Samedi soir il ne manquait que toi

Note 3 étoiles

Spectacle de la compagnie Insolence is Beautiful (75), vu vendredi 28 juin à 19 h au théâtre de l’Incongru (84).

  • Texte et mise en scène : Maria Stella Milani
  • Interprétation et direction artistique : Corinne Menant
  • Scénographie et lumières : Aloïs Genestier
  • Voix off : Diong-Keba Tacu
  • Type de public : Tout public à partir de 12 ans
  • Genre : Monologue, seule en scène
  • Durée : 1 h

 

Le théâtre de l’Incongru porte bien son nom. Avec sa jauge de 40 sièges, une régie à vue, et des coulisses qui se laissent deviner derrière un rideau noir tenu par quatre épingles, voilà l’espace le plus neutre qui soit.

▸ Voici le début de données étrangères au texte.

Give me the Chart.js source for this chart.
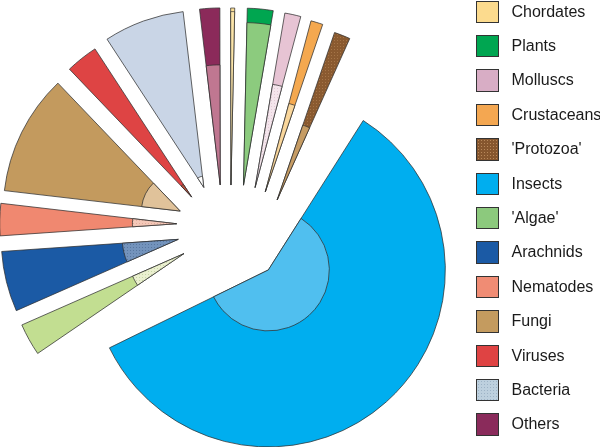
<!DOCTYPE html>
<html>
<head>
<meta charset="utf-8">
<script src="https://cdn.jsdelivr.net/npm/chart.js@4/dist/chart.umd.min.js"></script>
<style>
  html, body { margin: 0; padding: 0; background: #fff; }
  #wrap { position: relative; width: 600px; height: 447px; overflow: hidden; }
  #wrap canvas { position: absolute; left: 0; top: 0; }
  #legend { position: absolute; left: 476px; top: 0; width: 124px; height: 447px;
            font-family: "Liberation Sans", Arial, Helvetica, sans-serif; font-size: 16px; color: #1a1a1a; }
  .item { position: absolute; left: 0; height: 22.5px; display: flex; align-items: center; white-space: nowrap; }
  .sw { width: 22.5px; height: 22.5px; box-sizing: border-box; border: 1px solid #333; flex: none; }
  .lb { margin-left: 13px; line-height: 22.5px; }
</style>
</head>
<body>
<div id="wrap">
  <canvas id="c"></canvas>
  <div id="legend"></div>
</div>
<script>
// ---- data (thousands of species) ----
const categories = ['Chordates', 'Plants', 'Molluscs', 'Crustaceans', "'Protozoa'", 'Insects',
                    "'Algae'", 'Arachnids', 'Nematodes', 'Fungi', 'Viruses', 'Bacteria', 'Others'];
const estimatedSpecies = [50, 320, 200, 150, 200, 8000, 400, 750, 400, 1500, 400, 1000, 250];
const describedSpecies = [48, 270, 70, 40, 40, 950, 40, 75, 25, 72, 3, 4, 115];

// ---- styles ----
function dots(bg, dot, size) {
  const c = document.createElement('canvas');
  c.width = c.height = size;
  const x = c.getContext('2d');
  x.fillStyle = bg; x.fillRect(0, 0, size, size);
  x.fillStyle = dot; x.fillRect(1, 1, 1, 1);
  return x.createPattern(c, 'repeat');
}
const outerColors = ['#FADE96', '#00A650', '#E7C4D4', '#F4A84F', dots('#8A5A30', '#A57548', 3), '#00AEEF',
                     '#C2DE91', '#1B5AA5', '#F08870', '#C39A5E', '#DE4444', '#C9D5E6', '#8B2A5A'];
const innerColors = ['#FBE4A8', '#8CCB7E', dots('#F4E5EC', '#E3CAD6', 3), '#F9D69B', '#C69C64', '#50BFEF',
                     dots('#EBF0D0', '#C6D6A6', 3), dots('#7393BC', '#5877A0', 3), dots('#F4C8B8', '#E0AC9C', 3),
                     '#E0C29A', '#B5533F', '#FFFFFF', '#C07791'];
const legendColors = ['#FCDB8E', '#00A651', '#D8ADC5', '#F4A751',
  'radial-gradient(circle, #B8885A 0.7px, transparent 0.9px) 0 0/3px 3px, #86562E', '#00AEEF',
  '#8CC97D', '#1B5AA5', '#F08C74', '#C49B5F', '#DF4343',
  'radial-gradient(circle, #9DB3C6 0.7px, transparent 0.9px) 0 0/3px 3px, #BDD0DE', '#8A2B5B'];
// explode offsets (px): along the slice mid-angle, and sideways; extra rotation (deg)
const explodeRadial = [47, 48, 49, 49, 47.5, 54.5, 50, 51, 52.5, 53, 50.5, 50.5, 47.5];
const explodeShift  = [1.5, 10, 16, 23, 33, -4, 3, 5, 7, -3, -7.5, -8.5, -6];
const sliceRotation = [0, 0, 0, 0, 0, 8.2, 0, 0, 0, 0, 0, 0, 0];

const totalEstimated = estimatedSpecies.reduce((a, b) => a + b, 0);
const sliceAngles = estimatedSpecies.map(v => v / totalEstimated * 360);
// radius ~ sqrt so that inner area share = described / estimated
const innerRadius = describedSpecies.map((d, i) => Math.sqrt(d / estimatedSpecies[i]));
const outerRadius = estimatedSpecies.map(() => 1);

const explodePlugin = {
  id: 'explode',
  afterDatasetsUpdate(chart) {
    chart.data.datasets.forEach((ds, di) => {
      chart.getDatasetMeta(di).data.forEach((arc, i) => {
        const rot = sliceRotation[i] * Math.PI / 180;
        const s = arc.startAngle + rot, e = arc.endAngle + rot;
        const m = (s + e) / 2;
        const r = explodeRadial[i], t = explodeShift[i];
        arc.x += Math.cos(m) * r - Math.sin(m) * t;
        arc.y += Math.sin(m) * r + Math.cos(m) * t;
        arc.startAngle = s;
        arc.endAngle = e;
      });
    });
  }
};

new Chart(document.getElementById('c'), {
  type: 'polarArea',
  data: {
    labels: categories,
    datasets: [
      { label: 'Described', data: innerRadius, angle: sliceAngles, backgroundColor: innerColors,
        borderColor: '#303030', borderWidth: 0.75, clip: false },
      { label: 'Estimated', data: outerRadius, angle: sliceAngles, backgroundColor: outerColors,
        borderColor: '#303030', borderWidth: 0.75, clip: false }
    ]
  },
  options: {
    responsive: true,
    maintainAspectRatio: false,
    animation: false,
    events: [],
    layout: { padding: { left: 52, top: 55, right: 194, bottom: 38 } },
    scales: { r: { display: false, min: 0, max: 1, startAngle: -0.1 } },
    plugins: { legend: { display: false }, tooltip: { enabled: false } }
  },
  plugins: [explodePlugin]
});

const leg = document.getElementById('legend');
categories.forEach((name, i) => {
  const it = document.createElement('div');
  it.className = 'item';
  it.style.top = (0.6 + i * 34.39) + 'px';
  const sw = document.createElement('div');
  sw.className = 'sw';
  sw.style.background = legendColors[i];
  const lb = document.createElement('span');
  lb.className = 'lb';
  lb.textContent = name;
  it.appendChild(sw); it.appendChild(lb);
  leg.appendChild(it);
});
</script>
</body>
</html>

C’est dans ce cocon presque vide que la magie opère….

 

Dans un décor minimaliste, je pourrai dire ascétique tant il fait écho au corps gracile, presque juvénile de l’actrice dans sa robe de soirée, Corinne Menant nous donne à entendre des bribes de l’histoire de cette femme qui se présente à nous fragile dans l’offrande de sa solitude, ébahie devant un monde qui de toute évidence lui échappe.

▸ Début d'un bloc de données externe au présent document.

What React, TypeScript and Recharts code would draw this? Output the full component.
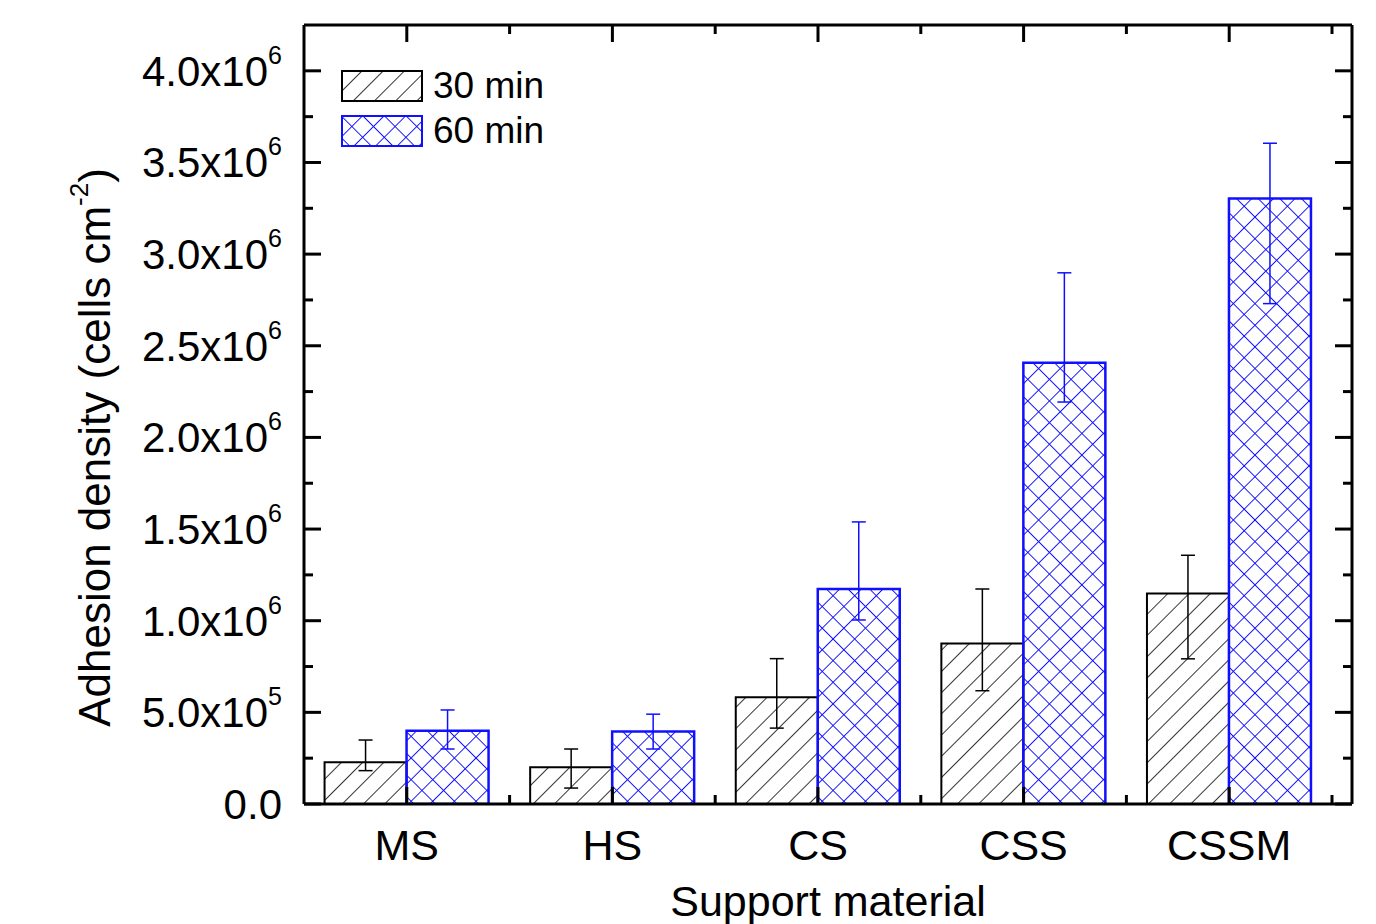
import React from "react";
import { BarChart, Bar, XAxis, YAxis, ErrorBar, Legend, Label } from "recharts";

const FONT = '"Liberation Sans", Arial, Helvetica, sans-serif';
const BLUE = "#1010ff";

// values, cells cm^-2
const categories = ["MS", "HS", "CS", "CSS", "CSSM"];
const density30 = [228000, 200000, 582000, 875000, 1148000];
const err30Low = [46000, 113000, 168000, 257000, 356000];
const err30High = [121000, 100000, 211000, 298000, 209000];
const density60 = [400000, 395000, 1173000, 2407000, 3303000];
const err60Low = [100000, 95000, 169000, 214000, 573000];
const err60High = [113000, 95000, 366000, 491000, 302000];

// major ticks every 5x10^5, minor in between
const yTicks = [
  0, 250000, 500000, 750000, 1000000, 1250000, 1500000, 1750000, 2000000,
  2250000, 2500000, 2750000, 3000000, 3250000, 3500000, 3750000, 4000000,
];
const yMax = 4250000;
const majorStep = 500000;

const data = categories.map((cat, i) => ({
  cat,
  m30: density30[i],
  e30: [err30Low[i], err30High[i]],
  m60: density60[i],
  e60: [err60Low[i], err60High[i]],
}));

function sci(v: number) {
  if (v === 0) return { mant: "0.0", exp: null as string | null };
  const exp = Math.floor(Math.log10(v));
  return { mant: (v / Math.pow(10, exp)).toFixed(1), exp: String(exp) };
}

const isMajor = (v: number) => v % majorStep === 0;

function LeftTick({ x, y, payload }: any) {
  const v = payload.value;
  const major = isMajor(v);
  const { mant, exp } = sci(v);
  return (
    <g>
      <line x1={x} y1={y} x2={x + (major ? 17 : 9)} y2={y} stroke="#000" strokeWidth={3} />
      {major && (
        <text x={x - 22} y={y + 15} textAnchor="end" fontSize={42} fontFamily={FONT} fill="#000">
          {exp ? mant + "x10" : mant}
          {exp && (
            <tspan fontSize={25} dy={-22}>
              {exp}
            </tspan>
          )}
        </text>
      )}
    </g>
  );
}

function RightTick({ x, y, payload }: any) {
  const major = isMajor(payload.value);
  return <line x1={x} y1={y} x2={x - (major ? 17 : 9)} y2={y} stroke="#000" strokeWidth={3} />;
}

function BottomTick({ x, y, payload }: any) {
  const half = payload.offset || 0;
  return (
    <g>
      <line x1={x} y1={y} x2={x} y2={y - 17} stroke="#000" strokeWidth={3} />
      <line x1={x + half} y1={y} x2={x + half} y2={y - 9} stroke="#000" strokeWidth={3} />
      <text x={x} y={y + 56} textAnchor="middle" fontSize={43} fontFamily={FONT} fill="#000">
        {payload.value}
      </text>
    </g>
  );
}

function TopTick({ x, y, payload }: any) {
  const half = payload.offset || 0;
  return (
    <g>
      <line x1={x} y1={y} x2={x} y2={y + 17} stroke="#000" strokeWidth={3} />
      <line x1={x + half} y1={y} x2={x + half} y2={y + 9} stroke="#000" strokeWidth={3} />
    </g>
  );
}

function YTitle({ viewBox }: any) {
  const cx = viewBox.x - 134;
  const cy = viewBox.y + viewBox.height / 2 + 33;
  return (
    <text
      x={cx}
      y={cy}
      transform={`rotate(-90, ${cx}, ${cy})`}
      textAnchor="middle"
      fontSize={44}
      fontFamily={FONT}
      fill="#000"
    >
      Adhesion density (cells cm
      <tspan fontSize={26} dy={-22}>
        -2
      </tspan>
      <tspan dy={22}>)</tspan>
    </text>
  );
}

function XTitle({ viewBox }: any) {
  return (
    <text
      x={viewBox.x + viewBox.width / 2}
      y={viewBox.y + 112}
      textAnchor="middle"
      fontSize={43}
      fontFamily={FONT}
      fill="#000"
    >
      Support material
    </text>
  );
}

function LegendBox({ payload }: any) {
  return (
    <div style={{ fontFamily: FONT }}>
      {(payload || []).map((entry: any) => {
        const is60 = entry.dataKey === "m60";
        return (
          <div key={entry.value} style={{ display: "flex", alignItems: "center", height: 45 }}>
            <svg width={82} height={32} style={{ display: "block" }}>
              <rect
                x={1}
                y={1}
                width={80}
                height={30}
                fill={is60 ? "url(#cross60)" : "url(#hatch30)"}
                stroke={is60 ? BLUE : "#000"}
                strokeWidth={2}
              />
            </svg>
            <span style={{ fontSize: 37, marginLeft: 10, color: "#000", lineHeight: "37px" }}>{entry.value}</span>
          </div>
        );
      })}
    </div>
  );
}

export default function App() {
  return (
    <div style={{ position: "absolute", left: 0, top: 0, background: "#fff" }}>
      <BarChart
        width={1376}
        height={924}
        data={data}
        margin={{ top: 5, right: 4, bottom: 90, left: 244 }}
        barCategoryGap="10%"
        barGap={0}
      >
        <defs>
          <pattern id="hatch30" patternUnits="userSpaceOnUse" width={15} height={15} patternTransform="rotate(45)">
            <line x1={0} y1={0} x2={0} y2={15} stroke="#111" strokeWidth={1.7} />
          </pattern>
          <pattern id="cross60" patternUnits="userSpaceOnUse" width={15.3} height={15.3} patternTransform="rotate(45)">
            <line x1={0} y1={0} x2={0} y2={15.3} stroke={BLUE} strokeWidth={1.9} />
            <line x1={0} y1={0} x2={15.3} y2={0} stroke={BLUE} strokeWidth={1.9} />
          </pattern>
        </defs>
        <XAxis
          dataKey="cat"
          type="category"
          height={30}
          padding={{ left: 0, right: 20 }}
          axisLine={{ stroke: "#000", strokeWidth: 3 }}
          tickLine={false}
          tickSize={0}
          tickMargin={0}
          interval={0}
          tick={<BottomTick />}
        >
          <Label content={<XTitle />} />
        </XAxis>
        <XAxis
          xAxisId="top"
          dataKey="cat"
          type="category"
          orientation="top"
          height={20}
          padding={{ left: 0, right: 20 }}
          axisLine={{ stroke: "#000", strokeWidth: 3 }}
          tickLine={false}
          tickSize={0}
          tickMargin={0}
          interval={0}
          tick={<TopTick />}
        />
        <YAxis
          domain={[0, yMax]}
          ticks={yTicks}
          interval={0}
          width={60}
          allowDataOverflow
          axisLine={{ stroke: "#000", strokeWidth: 3 }}
          tickLine={false}
          tickSize={0}
          tickMargin={0}
          tick={<LeftTick />}
        >
          <Label content={<YTitle />} />
        </YAxis>
        <YAxis
          yAxisId="right"
          orientation="right"
          domain={[0, yMax]}
          ticks={yTicks}
          interval={0}
          width={20}
          allowDataOverflow
          axisLine={{ stroke: "#000", strokeWidth: 3 }}
          tickLine={false}
          tickSize={0}
          tickMargin={0}
          tick={<RightTick />}
        />
        <Legend
          layout="vertical"
          align="center"
          verticalAlign="middle"
          content={<LegendBox />}
          wrapperStyle={{ left: 341, top: 63, width: "auto", height: "auto" }}
        />
        <Bar dataKey="m30" name="30 min" fill="url(#hatch30)" stroke="#000" strokeWidth={2} isAnimationActive={false}>
          <ErrorBar dataKey="e30" width={7} stroke="#000" strokeWidth={1.5} direction="y" isAnimationActive={false} />
        </Bar>
        <Bar dataKey="m60" name="60 min" fill="url(#cross60)" stroke={BLUE} strokeWidth={2.5} isAnimationActive={false}>
          <ErrorBar dataKey="e60" width={7} stroke={BLUE} strokeWidth={1.5} direction="y" isAnimationActive={false} />
        </Bar>
      </BarChart>
    </div>
  );
}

Seule sur le plateau, ses grands yeux bleus, comme ces oiseaux de nuit qui tentent de saisir une ombre dans la forêt obscure, sont vigilants, rapides, mobiles, patients. Sur scène, un drôle d’objet mi-cage, mi-structure mobile, une sorte de passoire qui ne retient rien et cache sans cacher, car tout reste visible derrière le large quadrillage des lanières de rotin. Le monologue tourne autour de la figure incarnée d’une mère dont l’absence omniprésente fonctionne comme une bouée au milieu de l’océan, des bouts d’une mémoire éclatée tentent de s’y accrocher, en vain. C’est à cet effort de faire sens, dans l’impossible de donner une forme à ce puzzle éparpillé que l’actrice nous convie. Le récit échappe. Et c’est le miracle du théâtre et le talent de l’artiste, de nous faire croire que nous sommes face à un spectacle auto-biographique. Il n’en est rien. L’écriture de Maria Stella Milani, qui signe aussi la mise en scène, est une commande. Le texte est à la fois direct, compact, et poétique. De cette poésie qui ne se la joue pas évanescente, mais évidente, quotidienne, sans détour presque banale. De celle qui fait entendre nos brisures, et nos douleurs sous-terraines.

Je garde une étrange sensation de légèreté, forme inachevée, quand l’indicible se tait qui pourtant tente de se dire. L’impression d’une obscurité profonde à la recherche d’un chemin vers la lumière. Et pourtant, la lumière est là. Il manque bien quelque chose. Mais quoi ? La question reste ouverte. J’ai été touchée de voir le plateau du théâtre se prêter à cet exercice périlleux de la mise à nu du dévoilement psychique dans cette proximité physique de nos présences de spectateurs, comme si l’on pouvait réduire l’écart que nos altérités produit, nous séparant les uns des autres. Et je dois dire que l’opération fonctionne car je suis repartie avec beaucoup de questions !

´Samedi soir il ne manquait que toi´est en recherche de production. Vous pourrez le voir à l’espace ALYA, en entrée libre, dans le cadre des Plateaux Ouverts, le 14 juillet à 13 h 45,  rue Guillaume Puy à Avignon.